▶ _The request_:
Copy all the data exactly, except the pictures.

+--

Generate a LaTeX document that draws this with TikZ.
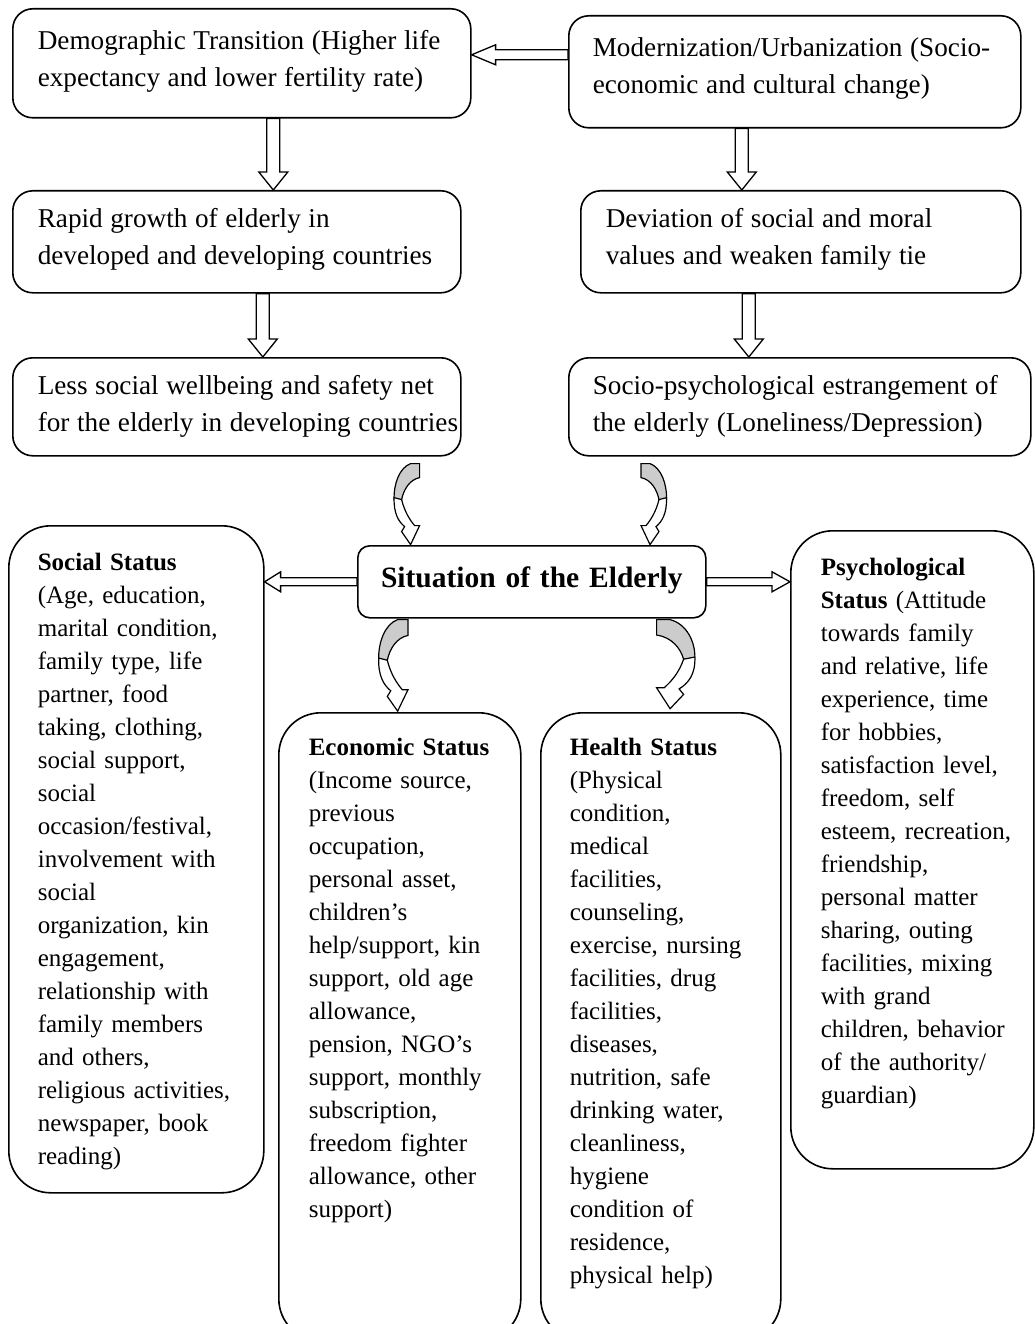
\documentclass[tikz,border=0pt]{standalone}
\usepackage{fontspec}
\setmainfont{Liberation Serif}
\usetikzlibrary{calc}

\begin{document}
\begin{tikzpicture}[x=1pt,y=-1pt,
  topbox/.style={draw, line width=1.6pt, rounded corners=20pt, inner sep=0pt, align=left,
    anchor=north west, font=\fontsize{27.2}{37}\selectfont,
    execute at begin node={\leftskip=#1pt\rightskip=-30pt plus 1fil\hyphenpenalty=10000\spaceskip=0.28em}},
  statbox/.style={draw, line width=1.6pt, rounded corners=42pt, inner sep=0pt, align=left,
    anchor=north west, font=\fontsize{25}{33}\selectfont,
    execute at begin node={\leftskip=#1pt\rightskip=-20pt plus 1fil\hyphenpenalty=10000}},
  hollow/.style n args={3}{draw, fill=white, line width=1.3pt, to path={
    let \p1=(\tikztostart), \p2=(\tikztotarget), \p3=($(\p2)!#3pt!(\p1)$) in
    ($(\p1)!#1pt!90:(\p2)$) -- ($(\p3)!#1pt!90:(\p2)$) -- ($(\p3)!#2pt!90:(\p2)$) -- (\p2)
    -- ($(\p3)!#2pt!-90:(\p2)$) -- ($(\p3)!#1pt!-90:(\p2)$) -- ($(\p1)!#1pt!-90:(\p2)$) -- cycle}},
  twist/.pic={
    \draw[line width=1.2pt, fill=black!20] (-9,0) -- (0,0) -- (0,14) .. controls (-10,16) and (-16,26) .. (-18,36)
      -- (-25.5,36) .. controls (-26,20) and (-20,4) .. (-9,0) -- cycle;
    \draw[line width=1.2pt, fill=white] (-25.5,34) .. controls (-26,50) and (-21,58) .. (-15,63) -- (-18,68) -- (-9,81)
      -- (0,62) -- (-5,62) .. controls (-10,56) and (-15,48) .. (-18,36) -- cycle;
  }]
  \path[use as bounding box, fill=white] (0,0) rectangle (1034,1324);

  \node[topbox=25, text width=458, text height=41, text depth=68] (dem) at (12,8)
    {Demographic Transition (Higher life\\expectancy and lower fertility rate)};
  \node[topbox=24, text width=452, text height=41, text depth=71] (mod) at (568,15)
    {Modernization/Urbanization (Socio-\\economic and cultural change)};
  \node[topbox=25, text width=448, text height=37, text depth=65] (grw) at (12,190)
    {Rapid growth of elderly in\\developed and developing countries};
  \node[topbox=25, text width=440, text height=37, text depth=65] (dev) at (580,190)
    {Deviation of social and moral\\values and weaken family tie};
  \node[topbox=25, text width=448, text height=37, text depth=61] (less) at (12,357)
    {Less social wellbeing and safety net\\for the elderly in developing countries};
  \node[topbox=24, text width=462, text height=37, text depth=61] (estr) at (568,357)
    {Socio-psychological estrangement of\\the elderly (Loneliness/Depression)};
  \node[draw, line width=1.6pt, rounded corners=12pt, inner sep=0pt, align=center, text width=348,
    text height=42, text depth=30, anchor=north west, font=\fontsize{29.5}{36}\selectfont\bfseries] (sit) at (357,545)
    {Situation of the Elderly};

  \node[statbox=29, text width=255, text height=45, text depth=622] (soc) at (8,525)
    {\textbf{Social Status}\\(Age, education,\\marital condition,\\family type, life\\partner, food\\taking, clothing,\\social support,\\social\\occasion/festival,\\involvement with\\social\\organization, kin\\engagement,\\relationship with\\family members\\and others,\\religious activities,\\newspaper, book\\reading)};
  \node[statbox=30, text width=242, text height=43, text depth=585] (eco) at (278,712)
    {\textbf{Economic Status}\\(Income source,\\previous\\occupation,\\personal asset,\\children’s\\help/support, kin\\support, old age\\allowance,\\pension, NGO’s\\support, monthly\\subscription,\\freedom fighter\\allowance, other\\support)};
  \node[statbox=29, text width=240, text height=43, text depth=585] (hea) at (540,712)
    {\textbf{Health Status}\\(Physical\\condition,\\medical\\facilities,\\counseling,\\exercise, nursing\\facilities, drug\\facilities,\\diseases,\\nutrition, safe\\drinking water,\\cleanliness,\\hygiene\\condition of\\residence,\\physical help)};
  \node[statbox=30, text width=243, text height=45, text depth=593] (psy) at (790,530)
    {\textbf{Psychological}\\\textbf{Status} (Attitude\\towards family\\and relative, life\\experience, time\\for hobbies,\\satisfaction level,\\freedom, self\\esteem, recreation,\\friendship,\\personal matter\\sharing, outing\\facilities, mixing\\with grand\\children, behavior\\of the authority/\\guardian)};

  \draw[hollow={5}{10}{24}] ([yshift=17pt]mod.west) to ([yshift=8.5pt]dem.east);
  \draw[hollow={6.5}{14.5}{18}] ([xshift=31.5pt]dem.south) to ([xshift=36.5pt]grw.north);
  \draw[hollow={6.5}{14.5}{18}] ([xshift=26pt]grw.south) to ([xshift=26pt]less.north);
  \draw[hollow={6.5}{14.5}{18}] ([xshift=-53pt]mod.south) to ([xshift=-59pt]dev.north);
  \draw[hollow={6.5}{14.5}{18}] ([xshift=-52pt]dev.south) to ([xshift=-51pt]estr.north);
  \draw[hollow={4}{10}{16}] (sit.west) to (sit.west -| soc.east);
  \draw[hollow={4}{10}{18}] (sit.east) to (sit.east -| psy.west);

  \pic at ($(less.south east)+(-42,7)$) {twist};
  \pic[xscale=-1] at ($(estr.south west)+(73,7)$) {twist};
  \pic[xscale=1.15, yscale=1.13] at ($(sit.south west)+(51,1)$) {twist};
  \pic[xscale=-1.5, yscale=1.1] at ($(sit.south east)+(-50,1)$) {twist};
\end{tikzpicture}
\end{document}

+--

▶ _Result of this task_:
Generate a LaTeX document that draws this with TikZ.
\documentclass[tikz,border=0pt]{standalone}
\usepackage{fontspec}
\setmainfont{Liberation Serif}
\usetikzlibrary{calc}

\begin{document}
\begin{tikzpicture}[x=1pt,y=-1pt,
  topbox/.style={draw, line width=1.6pt, rounded corners=20pt, inner sep=0pt, align=left,
    anchor=north west, font=\fontsize{27.2}{37}\selectfont,
    execute at begin node={\leftskip=#1pt\rightskip=-30pt plus 1fil\hyphenpenalty=10000\spaceskip=0.28em}},
  statbox/.style={draw, line width=1.6pt, rounded corners=42pt, inner sep=0pt, align=left,
    anchor=north west, font=\fontsize{25}{33}\selectfont,
    execute at begin node={\leftskip=#1pt\rightskip=-20pt plus 1fil\hyphenpenalty=10000}},
  hollow/.style n args={3}{draw, fill=white, line width=1.3pt, to path={
    let \p1=(\tikztostart), \p2=(\tikztotarget), \p3=($(\p2)!#3pt!(\p1)$) in
    ($(\p1)!#1pt!90:(\p2)$) -- ($(\p3)!#1pt!90:(\p2)$) -- ($(\p3)!#2pt!90:(\p2)$) -- (\p2)
    -- ($(\p3)!#2pt!-90:(\p2)$) -- ($(\p3)!#1pt!-90:(\p2)$) -- ($(\p1)!#1pt!-90:(\p2)$) -- cycle}},
  twist/.pic={
    \draw[line width=1.2pt, fill=black!20] (-9,0) -- (0,0) -- (0,14) .. controls (-10,16) and (-16,26) .. (-18,36)
      -- (-25.5,36) .. controls (-26,20) and (-20,4) .. (-9,0) -- cycle;
    \draw[line width=1.2pt, fill=white] (-25.5,34) .. controls (-26,50) and (-21,58) .. (-15,63) -- (-18,68) -- (-9,81)
      -- (0,62) -- (-5,62) .. controls (-10,56) and (-15,48) .. (-18,36) -- cycle;
  }]
  \path[use as bounding box, fill=white] (0,0) rectangle (1034,1324);

  \node[topbox=25, text width=458, text height=41, text depth=68] (dem) at (12,8)
    {Demographic Transition (Higher life\\expectancy and lower fertility rate)};
  \node[topbox=24, text width=452, text height=41, text depth=71] (mod) at (568,15)
    {Modernization/Urbanization (Socio-\\economic and cultural change)};
  \node[topbox=25, text width=448, text height=37, text depth=65] (grw) at (12,190)
    {Rapid growth of elderly in\\developed and developing countries};
  \node[topbox=25, text width=440, text height=37, text depth=65] (dev) at (580,190)
    {Deviation of social and moral\\values and weaken family tie};
  \node[topbox=25, text width=448, text height=37, text depth=61] (less) at (12,357)
    {Less social wellbeing and safety net\\for the elderly in developing countries};
  \node[topbox=24, text width=462, text height=37, text depth=61] (estr) at (568,357)
    {Socio-psychological estrangement of\\the elderly (Loneliness/Depression)};
  \node[draw, line width=1.6pt, rounded corners=12pt, inner sep=0pt, align=center, text width=348,
    text height=42, text depth=30, anchor=north west, font=\fontsize{29.5}{36}\selectfont\bfseries] (sit) at (357,545)
    {Situation of the Elderly};

  \node[statbox=29, text width=255, text height=45, text depth=622] (soc) at (8,525)
    {\textbf{Social Status}\\(Age, education,\\marital condition,\\family type, life\\partner, food\\taking, clothing,\\social support,\\social\\occasion/festival,\\involvement with\\social\\organization, kin\\engagement,\\relationship with\\family members\\and others,\\religious activities,\\newspaper, book\\reading)};
  \node[statbox=30, text width=242, text height=43, text depth=585] (eco) at (278,712)
    {\textbf{Economic Status}\\(Income source,\\previous\\occupation,\\personal asset,\\children’s\\help/support, kin\\support, old age\\allowance,\\pension, NGO’s\\support, monthly\\subscription,\\freedom fighter\\allowance, other\\support)};
  \node[statbox=29, text width=240, text height=43, text depth=585] (hea) at (540,712)
    {\textbf{Health Status}\\(Physical\\condition,\\medical\\facilities,\\counseling,\\exercise, nursing\\facilities, drug\\facilities,\\diseases,\\nutrition, safe\\drinking water,\\cleanliness,\\hygiene\\condition of\\residence,\\physical help)};
  \node[statbox=30, text width=243, text height=45, text depth=593] (psy) at (790,530)
    {\textbf{Psychological}\\\textbf{Status} (Attitude\\towards family\\and relative, life\\experience, time\\for hobbies,\\satisfaction level,\\freedom, self\\esteem, recreation,\\friendship,\\personal matter\\sharing, outing\\facilities, mixing\\with grand\\children, behavior\\of the authority/\\guardian)};

  \draw[hollow={5}{10}{24}] ([yshift=17pt]mod.west) to ([yshift=8.5pt]dem.east);
  \draw[hollow={6.5}{14.5}{18}] ([xshift=31.5pt]dem.south) to ([xshift=36.5pt]grw.north);
  \draw[hollow={6.5}{14.5}{18}] ([xshift=26pt]grw.south) to ([xshift=26pt]less.north);
  \draw[hollow={6.5}{14.5}{18}] ([xshift=-53pt]mod.south) to ([xshift=-59pt]dev.north);
  \draw[hollow={6.5}{14.5}{18}] ([xshift=-52pt]dev.south) to ([xshift=-51pt]estr.north);
  \draw[hollow={4}{10}{16}] (sit.west) to (sit.west -| soc.east);
  \draw[hollow={4}{10}{18}] (sit.east) to (sit.east -| psy.west);

  \pic at ($(less.south east)+(-42,7)$) {twist};
  \pic[xscale=-1] at ($(estr.south west)+(73,7)$) {twist};
  \pic[xscale=1.15, yscale=1.13] at ($(sit.south west)+(51,1)$) {twist};
  \pic[xscale=-1.5, yscale=1.1] at ($(sit.south east)+(-50,1)$) {twist};
\end{tikzpicture}
\end{document}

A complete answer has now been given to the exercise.